In 2014, Christian and Hendrick formed Primitive Parts with Sauna Youth guitarist, Lindsay Corstorphine and Trouble in Mind released a self-titled album in 2015. Hendrick has released two albums as MIDDEX, No Home (2018), In Second and Third Floor Story (2023), and, with Webb is part of Adulkt Life with former Huggy Bear singer, Chris Rowley, since 2019, two albums released, Book Of Curses (2020) and There Is No Desire (2023).

==Discography==
===Albums and EPs===
- Nothing Hurts (Sub Pop, 2010)
- Covers EP (Self released, 2010)
- Nothing Remains EP (Paradise Vendors Inc / Sub Pop, 2010)
- Endless Now (Sub Pop, 2011)
- Headache (Self released, 2016)

===Singles===
- Male Bonding / Graffiti Island / PENS (Italian Beach Babes, 2008)
- Male Bonding / PENS (Paradise Vendors Inc, 2009)
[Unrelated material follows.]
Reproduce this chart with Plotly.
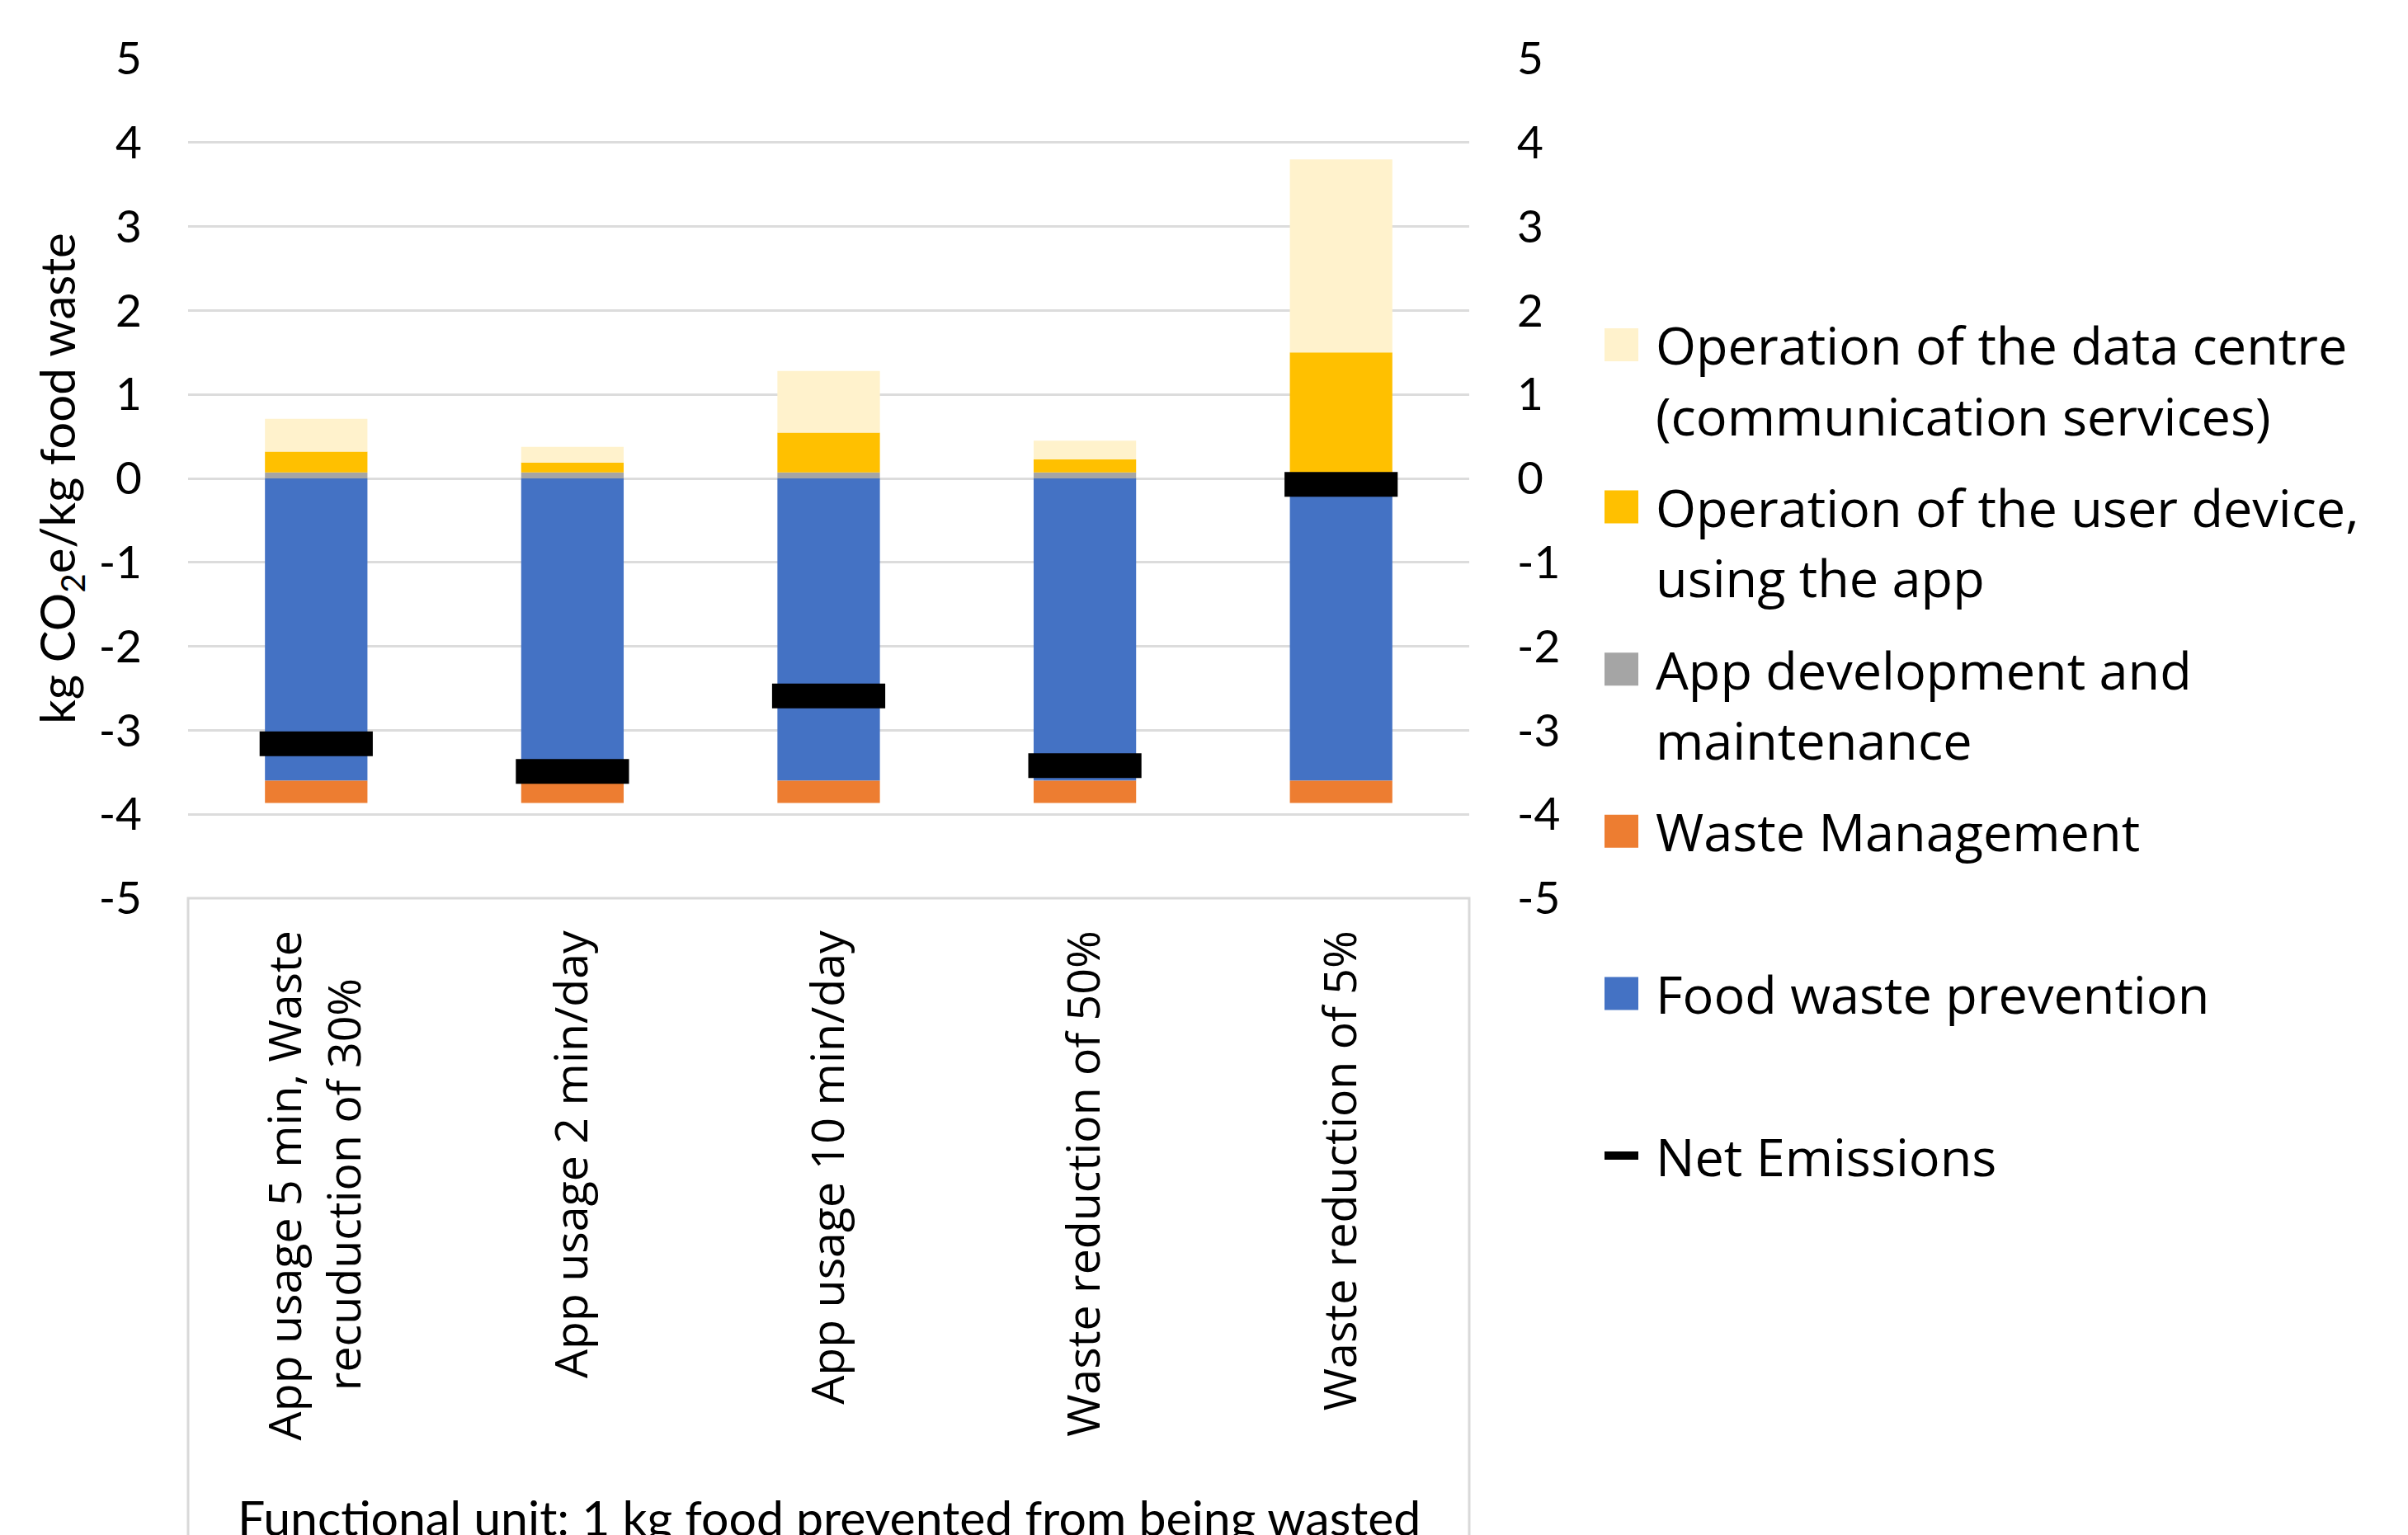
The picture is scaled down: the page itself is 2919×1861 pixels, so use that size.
import plotly.graph_objects as go

# ---------------- data ----------------
categories = [
    "App usage 5 min, Waste<br>recuduction of 30%",
    "App usage 2 min/day",
    "App usage 10 min/day",
    "Waste reduction of 50%",
    "Waste reduction of 5%",
]
food_waste_prevention = [-3.60, -3.60, -3.60, -3.60, -3.60]
waste_management = [-0.265, -0.265, -0.265, -0.265, -0.265]
app_development = [0.07, 0.07, 0.07, 0.07, 0.07]
user_device = [0.25, 0.12, 0.475, 0.155, 1.43]
data_centre = [0.39, 0.186, 0.735, 0.225, 2.30]
net_emissions = [-3.16, -3.49, -2.59, -3.42, -0.07]

y_ticks = [5, 4, 3, 2, 1, 0, -1, -2, -3, -4, -5]

legend_labels = [
    ["Operation of the data centre", "(communication services)"],
    ["Operation of the user device,", "using the app"],
    ["App development and", "maintenance"],
    ["Waste Management"],
    ["Food waste prevention"],
    ["Net Emissions"],
]
colors = {
    "data": "#FFF2CC",
    "device": "#FFC000",
    "dev": "#A5A5A5",
    "wm": "#ED7D31",
    "fwp": "#4472C4",
    "net": "#000000",
}
legend_colors = [colors["data"], colors["device"], colors["dev"], colors["wm"], colors["fwp"], colors["net"]]

# ---------------- layout geometry (px) ----------------
W, H = 2919, 1861
PL, PR, PT, PB = 228, 1781, 71, 1089


def px_x(x):
    return (x - PL) / (PR - PL)


def px_y(y):
    return (PB - y) / (PB - PT)


fig = go.Figure()

bar_series = [
    ("Food waste prevention", food_waste_prevention, colors["fwp"]),
    ("Waste Management", waste_management, colors["wm"]),
    ("App development and maintenance", app_development, colors["dev"]),
    ("Operation of the user device, using the app", user_device, colors["device"]),
    ("Operation of the data centre (communication services)", data_centre, colors["data"]),
]
for name, vals, col in bar_series:
    fig.add_trace(go.Bar(x=categories, y=vals, name=name, marker=dict(color=col, line=dict(width=0)),
                         showlegend=False))

fig.add_trace(go.Scatter(
    x=categories, y=net_emissions, mode="markers", name="Net Emissions", showlegend=False,
    marker=dict(symbol="line-ew", size=98, color="#000000", line=dict(color="#000000", width=30)),
))

# an invisible trace on the secondary axis so the right axis is drawn
fig.add_trace(go.Scatter(x=categories, y=net_emissions, yaxis="y2", mode="markers",
                         marker=dict(opacity=0), showlegend=False, hoverinfo="skip"))

# first label: second line padded so the two lines look centred
tick_labels = [c.replace("30%", "30%&nbsp;&nbsp;&nbsp;&nbsp;") for c in categories]

tick_font = dict(family="Lato", size=55, color="#000000")

fig.update_layout(
    width=W, height=H,
    margin=dict(l=PL, r=W - PR, t=PT, b=H - PB, autoexpand=False),
    paper_bgcolor="white", plot_bgcolor="white",
    barmode="relative", bargap=0.6,
    showlegend=False,
    xaxis=dict(
        type="category", range=[-0.5, 4.5], tickvals=categories, ticktext=tick_labels,
        tickangle=-90, showgrid=False, zeroline=False, showline=False,
        ticks="", tickfont=dict(family="Open Sans", size=55.5, color="#000000"),
        ticklabelstandoff=27, automargin=False,
    ),
    yaxis=dict(
        range=[-5, 5], tickvals=y_ticks, ticktext=[str(v) for v in y_ticks],
        showgrid=True, gridcolor="#DCDCDC", gridwidth=3, zeroline=False, showline=False,
        ticks="", tickfont=tick_font, ticklabelstandoff=55, automargin=False,
        title=dict(text="kg CO<sub>2</sub>e/kg food waste", font=dict(family="Lato", size=58, color="#000000"),
                   standoff=9),
    ),
    yaxis2=dict(
        range=[-5, 5], tickvals=y_ticks, ticktext=[str(v) for v in y_ticks],
        overlaying="y", side="right", showgrid=False, zeroline=False, showline=False,
        ticks="", tickfont=tick_font, ticklabelstandoff=57, automargin=False,
    ),
)

# box under the plot area around the category labels
fig.add_shape(type="rect", xref="paper", yref="paper", x0=0, x1=1, y0=0, y1=px_y(H + 20),
              line=dict(color="#D9D9D9", width=3), fillcolor="rgba(0,0,0,0)", layer="below")

# functional unit note (cut by the bottom edge, as in the source figure)
fig.add_annotation(text="Functional unit: 1 kg food prevented from being wasted",
                   xref="paper", yref="paper", x=0.5, y=px_y(1802), xanchor="center", yanchor="top",
                   showarrow=False, font=dict(family="Lato", size=59, color="#000000"))

# ---------------- custom legend ----------------
LEG_SYM_X0, LEG_SYM_X1 = 1945, 1986
LEG_TEXT_X = 2005
LEG_Y0, LEG_STEP, LINE_GAP = 418, 196.6, 85
for i, (lines, col) in enumerate(zip(legend_labels, legend_colors)):
    yc = LEG_Y0 + i * LEG_STEP
    if i == len(legend_labels) - 1:
        fig.add_shape(type="line", xref="paper", yref="paper",
                      x0=px_x(LEG_SYM_X0), x1=px_x(LEG_SYM_X1), y0=px_y(yc), y1=px_y(yc),
                      line=dict(color=col, width=10))
    else:
        fig.add_shape(type="rect", xref="paper", yref="paper",
                      x0=px_x(LEG_SYM_X0), x1=px_x(LEG_SYM_X1), y0=px_y(yc - 20), y1=px_y(yc + 20),
                      line=dict(width=0), fillcolor=col)
    for j, line in enumerate(lines):
        fig.add_annotation(text=line, xref="paper", yref="paper",
                           x=px_x(LEG_TEXT_X), y=px_y(yc + j * LINE_GAP), xanchor="left", yanchor="middle",
                           showarrow=False, font=dict(family="Open Sans", size=63, color="#000000"))

fig.write_html("out.html")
- Male Bonding / Graffiti Island / Old Blood / Rapid Youth (Paradise Vendors Inc, 2009)
- Male Bonding / Eat Skull (Tough Love Records, 2009)
- Male Bonding / Cold Pumas (Faux Discx, 2009)
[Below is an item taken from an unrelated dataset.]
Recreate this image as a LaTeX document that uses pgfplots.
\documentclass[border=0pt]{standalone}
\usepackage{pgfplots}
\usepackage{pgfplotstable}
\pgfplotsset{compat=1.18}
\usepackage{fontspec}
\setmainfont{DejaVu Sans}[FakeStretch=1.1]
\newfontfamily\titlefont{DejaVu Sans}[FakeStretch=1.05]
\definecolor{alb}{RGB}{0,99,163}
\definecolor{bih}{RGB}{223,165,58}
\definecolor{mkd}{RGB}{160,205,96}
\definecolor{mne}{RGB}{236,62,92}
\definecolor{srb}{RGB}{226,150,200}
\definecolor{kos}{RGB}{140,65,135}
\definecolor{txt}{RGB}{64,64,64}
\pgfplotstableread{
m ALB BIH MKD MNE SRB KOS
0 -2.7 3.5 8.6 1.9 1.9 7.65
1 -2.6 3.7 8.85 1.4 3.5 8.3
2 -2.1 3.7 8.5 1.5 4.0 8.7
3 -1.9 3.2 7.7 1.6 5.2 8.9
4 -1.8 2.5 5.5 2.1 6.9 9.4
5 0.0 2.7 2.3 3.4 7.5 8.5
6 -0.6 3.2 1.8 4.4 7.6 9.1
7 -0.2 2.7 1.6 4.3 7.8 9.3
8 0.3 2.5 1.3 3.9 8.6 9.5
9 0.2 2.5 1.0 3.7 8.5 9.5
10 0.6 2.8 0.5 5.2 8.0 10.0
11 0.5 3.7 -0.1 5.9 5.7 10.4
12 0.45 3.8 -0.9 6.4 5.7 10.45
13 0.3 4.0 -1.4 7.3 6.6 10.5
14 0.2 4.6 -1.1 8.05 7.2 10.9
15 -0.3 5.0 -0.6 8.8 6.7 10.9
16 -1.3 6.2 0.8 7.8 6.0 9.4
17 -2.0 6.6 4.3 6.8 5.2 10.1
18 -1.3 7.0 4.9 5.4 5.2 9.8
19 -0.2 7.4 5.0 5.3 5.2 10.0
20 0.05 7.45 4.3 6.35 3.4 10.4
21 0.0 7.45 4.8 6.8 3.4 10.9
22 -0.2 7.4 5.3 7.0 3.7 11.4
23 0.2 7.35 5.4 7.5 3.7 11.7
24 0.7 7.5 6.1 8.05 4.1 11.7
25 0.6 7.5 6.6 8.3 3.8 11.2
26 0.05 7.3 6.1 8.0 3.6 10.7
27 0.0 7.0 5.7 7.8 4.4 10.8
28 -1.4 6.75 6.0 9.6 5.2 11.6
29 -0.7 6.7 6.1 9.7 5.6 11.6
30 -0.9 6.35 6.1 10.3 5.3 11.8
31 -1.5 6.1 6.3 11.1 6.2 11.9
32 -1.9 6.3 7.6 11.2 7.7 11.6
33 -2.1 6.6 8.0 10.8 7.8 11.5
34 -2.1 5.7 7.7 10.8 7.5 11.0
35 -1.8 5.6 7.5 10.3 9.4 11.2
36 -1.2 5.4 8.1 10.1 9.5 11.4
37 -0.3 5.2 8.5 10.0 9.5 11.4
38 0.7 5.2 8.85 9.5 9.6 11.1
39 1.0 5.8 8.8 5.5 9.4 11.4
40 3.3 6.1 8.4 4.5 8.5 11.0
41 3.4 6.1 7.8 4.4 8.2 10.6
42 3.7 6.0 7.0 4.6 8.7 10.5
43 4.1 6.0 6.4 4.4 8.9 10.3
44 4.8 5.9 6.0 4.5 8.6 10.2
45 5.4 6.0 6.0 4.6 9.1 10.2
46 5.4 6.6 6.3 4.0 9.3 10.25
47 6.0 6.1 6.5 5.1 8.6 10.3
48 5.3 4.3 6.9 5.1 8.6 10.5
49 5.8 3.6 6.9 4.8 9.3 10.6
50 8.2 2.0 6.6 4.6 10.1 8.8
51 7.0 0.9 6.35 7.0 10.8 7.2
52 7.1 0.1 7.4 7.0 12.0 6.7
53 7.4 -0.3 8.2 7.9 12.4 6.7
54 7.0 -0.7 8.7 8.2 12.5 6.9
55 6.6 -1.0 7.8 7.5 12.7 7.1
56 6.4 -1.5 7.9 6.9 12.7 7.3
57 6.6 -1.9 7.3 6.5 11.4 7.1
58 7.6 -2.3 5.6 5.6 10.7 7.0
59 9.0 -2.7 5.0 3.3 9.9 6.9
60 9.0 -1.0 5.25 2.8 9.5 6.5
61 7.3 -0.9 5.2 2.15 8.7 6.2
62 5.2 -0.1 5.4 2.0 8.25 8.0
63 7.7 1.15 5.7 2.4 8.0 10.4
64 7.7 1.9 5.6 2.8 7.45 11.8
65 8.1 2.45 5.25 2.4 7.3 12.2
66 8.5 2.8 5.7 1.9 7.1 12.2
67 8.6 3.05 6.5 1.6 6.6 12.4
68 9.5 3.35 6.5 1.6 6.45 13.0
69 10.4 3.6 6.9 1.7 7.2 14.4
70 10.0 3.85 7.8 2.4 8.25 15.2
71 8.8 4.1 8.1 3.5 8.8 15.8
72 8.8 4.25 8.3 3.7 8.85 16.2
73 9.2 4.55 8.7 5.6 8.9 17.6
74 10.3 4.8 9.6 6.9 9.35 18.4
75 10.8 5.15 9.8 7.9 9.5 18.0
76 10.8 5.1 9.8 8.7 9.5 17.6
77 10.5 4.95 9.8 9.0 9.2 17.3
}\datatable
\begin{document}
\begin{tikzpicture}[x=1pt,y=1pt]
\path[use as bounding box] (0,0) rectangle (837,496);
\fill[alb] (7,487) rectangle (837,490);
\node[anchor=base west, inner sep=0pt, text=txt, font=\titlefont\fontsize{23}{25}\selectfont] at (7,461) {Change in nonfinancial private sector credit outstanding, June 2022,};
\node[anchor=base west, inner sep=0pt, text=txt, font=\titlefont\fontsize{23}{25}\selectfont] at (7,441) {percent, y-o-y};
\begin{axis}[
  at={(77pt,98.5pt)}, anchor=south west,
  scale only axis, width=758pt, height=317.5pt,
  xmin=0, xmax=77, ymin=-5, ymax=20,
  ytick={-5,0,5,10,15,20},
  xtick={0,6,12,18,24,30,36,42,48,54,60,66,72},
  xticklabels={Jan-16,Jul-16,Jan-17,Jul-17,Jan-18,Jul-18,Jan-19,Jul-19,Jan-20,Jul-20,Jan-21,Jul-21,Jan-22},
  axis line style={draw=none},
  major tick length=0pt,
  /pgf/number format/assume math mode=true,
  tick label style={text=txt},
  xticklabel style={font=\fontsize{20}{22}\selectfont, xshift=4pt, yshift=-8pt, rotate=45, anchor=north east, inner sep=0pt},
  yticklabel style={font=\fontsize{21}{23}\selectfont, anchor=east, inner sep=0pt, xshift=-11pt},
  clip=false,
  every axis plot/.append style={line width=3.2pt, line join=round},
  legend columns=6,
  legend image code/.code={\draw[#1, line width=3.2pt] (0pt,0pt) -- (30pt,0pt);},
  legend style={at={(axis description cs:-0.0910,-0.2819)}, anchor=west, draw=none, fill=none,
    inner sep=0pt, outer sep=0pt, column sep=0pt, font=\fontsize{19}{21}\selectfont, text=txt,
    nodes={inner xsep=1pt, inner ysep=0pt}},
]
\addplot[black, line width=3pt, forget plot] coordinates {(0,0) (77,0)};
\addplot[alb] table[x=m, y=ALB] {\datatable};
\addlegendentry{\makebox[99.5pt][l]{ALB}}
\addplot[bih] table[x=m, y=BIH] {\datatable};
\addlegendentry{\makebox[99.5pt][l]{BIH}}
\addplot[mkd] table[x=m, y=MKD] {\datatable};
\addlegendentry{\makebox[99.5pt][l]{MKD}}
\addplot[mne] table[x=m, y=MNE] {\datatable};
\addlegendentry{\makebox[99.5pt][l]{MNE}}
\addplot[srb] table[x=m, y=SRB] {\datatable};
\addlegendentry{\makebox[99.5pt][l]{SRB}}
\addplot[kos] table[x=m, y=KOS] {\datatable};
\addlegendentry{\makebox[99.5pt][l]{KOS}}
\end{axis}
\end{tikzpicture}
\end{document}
- Male Bonding / Fair Ohs / Graffiti Island / PENS - "Violent and Obscene" - a tribute to GG Allin (Italian Beach Babes, 2009)
- Male Bonding / Meth Teeth / Mazes (Split Tapes, 2009)
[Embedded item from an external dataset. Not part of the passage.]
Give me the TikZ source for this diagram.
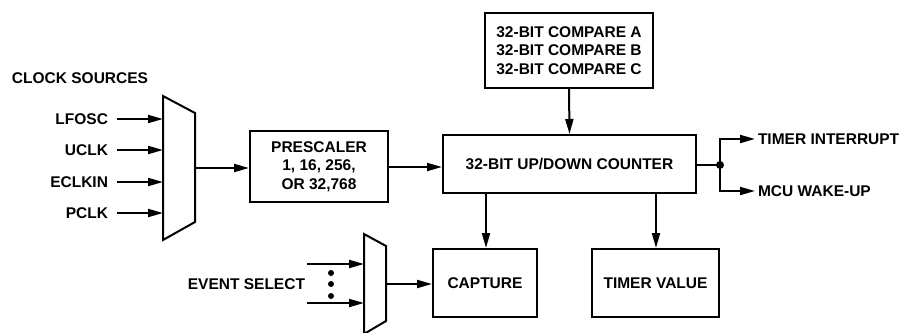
\documentclass[tikz,border=0pt]{standalone}
\usepackage{fontspec}
\setmainfont{Liberation Sans}
\usetikzlibrary{arrows.meta}
\begin{document}
\begin{tikzpicture}[x=1pt,y=-1pt,
  line width=2pt,
  every node/.style={font=\fontsize{15.5}{18.5}\selectfont\bfseries, inner sep=0pt},
  arr/.style={-{Triangle[length=15pt,width=8pt]}},
  blk/.style={draw, align=center}]
\useasboundingbox (0,0) rectangle (902,332);
% clock sources
\node[anchor=west] (cs) at (11,78) {CLOCK SOURCES};
\draw (163,96) -- (195,113) -- (195,222) -- (163,240) -- cycle;
\coordinate (m1out) at (195,168);
\foreach \n/\t/\y in {lf/LFOSC/119, uc/UCLK/150, ec/ECLKIN/182, pc/PCLK/213}{
  \node[anchor=east] (\n) at (109,\y) {\t};
  \coordinate (\n s) at (117,\y);
  \coordinate (\n e) at (163,\y);
  \draw[arr] (\n s) -- (\n e);
}
% prescaler
\node[blk, minimum width=138pt, minimum height=71pt] (pre) at (319,166.5) {PRESCALER\\1, 16, 256,\\OR 32,768};
\draw[arr] (m1out) -- (m1out -| pre.west);
% counter
\node[blk, minimum width=253pt, minimum height=58pt] (cnt) at (569.5,164) {32-BIT UP/DOWN COUNTER};
\draw[arr] (pre.east |- 0,167) -- (cnt.west |- 0,167);
% compare
\node[blk, minimum width=168pt, minimum height=75pt] (cmp) at (569,50.5) {32-BIT COMPARE A\\32-BIT COMPARE B\\32-BIT COMPARE C};
\draw[arr] (cmp.south) -- (cnt.north);
% outputs
\coordinate (dot) at (720,165);
\fill (dot) circle (4pt);
\draw (cnt.east |- dot) -- (dot);
\coordinate (ti) at (755,139);
\coordinate (mw) at (755,191);
\draw[arr] (dot) |- (ti);
\draw[arr] (dot) |- (mw);
\node[anchor=west] (til) at (757,139) {TIMER INTERRUPT};
\node[anchor=west] (mwl) at (757,191) {MCU WAKE-UP};
% capture & timer value
\node[blk, minimum width=104pt, minimum height=68pt] (cap) at (485,283) {CAPTURE};
\node[blk, minimum width=127pt, minimum height=68pt] (tv) at (655.5,283) {TIMER VALUE};
\draw[arr] (cnt.south -| 486,0) -- (cap.north -| 486,0);
\draw[arr] (cnt.south -| 656,0) -- (tv.north -| 656,0);
% event select mux
\draw (364,234) -- (386,246) -- (386,321) -- (364,334) -- cycle;
\coordinate (m2out) at (386,284);
\draw[arr] (m2out) -- (cap.west |- m2out);
\node[anchor=east] (ev) at (306,284) {EVENT SELECT};
\coordinate (e1s) at (307,264); \coordinate (e1e) at (364,264);
\coordinate (e2s) at (307,303); \coordinate (e2e) at (364,303);
\draw[arr] (e1s) -- (e1e);
\draw[arr] (e2s) -- (e2e);
\foreach \y in {273,284,296} \fill (331,\y) circle (3pt);
\end{tikzpicture}
\end{document}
- Male Bonding / Fair Ohs - "Live in London 02.10.09" - (Italian Beach Babes, 2009)
- "Daytrotter" (Sub Pop, 2010)
- Dum Dum Girls / Male Bonding - "Pay for Me" / "Before it's Gone" (Sub Pop, 2010)
- EMA / Male Bonding - (For Us, 2012)

===Compilations===
- Rough Trade Counter Culture 09 (Rough Trade, 2009)
- PVI004 / IBB006 (Paradise Vendors Inc / Italian Beach Babes, 2009)
- Tease Torment Tantalize: A 30th Anniversary Tribute to the Smiths' Debut (Reimagine Music, 2015)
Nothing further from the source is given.